In 2002, CP's research and development software team which comprised 20 people started looking to use SOA, which required retraining and within a year became a paradigm shift for software development.

Today, users can define service requests by themselves, which accelerates the development of services, which had become easier and faster to create with no need to send requirements to the central IT system team. SOA provides users with an on-demand system with software that can adapt to human processes while helping to reduce redundancy in systems.

SOA allows user to reuse software, providing flexibility and extensibility and is designed for use in the software-as-a-service model. Poonlarb sees this market as continuing to grow and said it was a useful concept for developers, users and for an organisation.

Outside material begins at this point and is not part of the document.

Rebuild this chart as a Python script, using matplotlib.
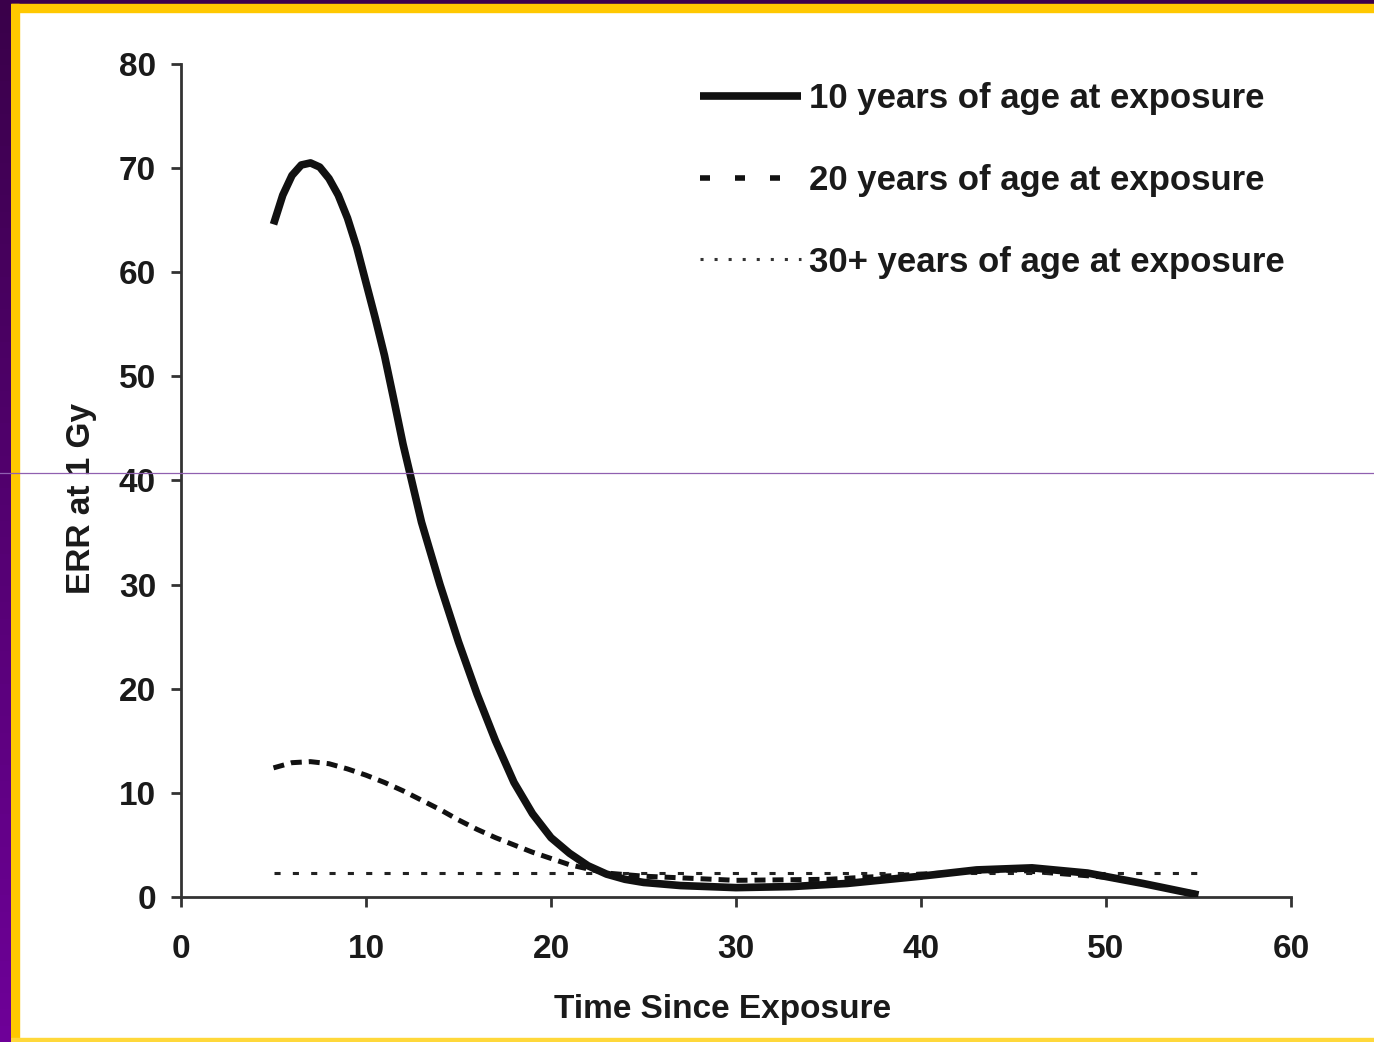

According to a Forrester Research report on the IT management Service market, SaaS now contributes 1% of this $18 billion market and this would increase to 10% in 2013. He suggested that SOA and SaaS were emerging technologies that Thai software developers could adopt in order to capture new opportunities because everyone would start at same level, unlike packaged software that were already dominated by big players.

In addition, CP already uses Web 2.0 technology such as blogs and web boards, and it was easy to use a system that allowed users to build or change their own system as well as increasing communications efficiencies between users in various ways. He noted that weakest point of Thai developers with Web 2.0 was they were mostly at the design or configuring the user interface level, while those in other countries were more advanced, allowing users to design or configure databases, business logic in addition to the interface.

''We learned that if we want to use such new technologies we had to use business process management (BPM), which involves procedures and workflow in the organisation because it enables IT to be applied more easily, is more agile and serves business change,'' Poonlarb said.

He added that BPM would become more attractive at the global level, and especially in Thailand, because corporate management trends included total quality assurance, new standards like ISO 26000 for corporate social responsibility, and new tools such as Lean, Six Sigma, Kaizen as well as a demand for use SOA and SaaS in business.

''Today's economic crisis is the driving force for IT to respond as fast as business needs in order to survive in a highly-competitive world,'' he said.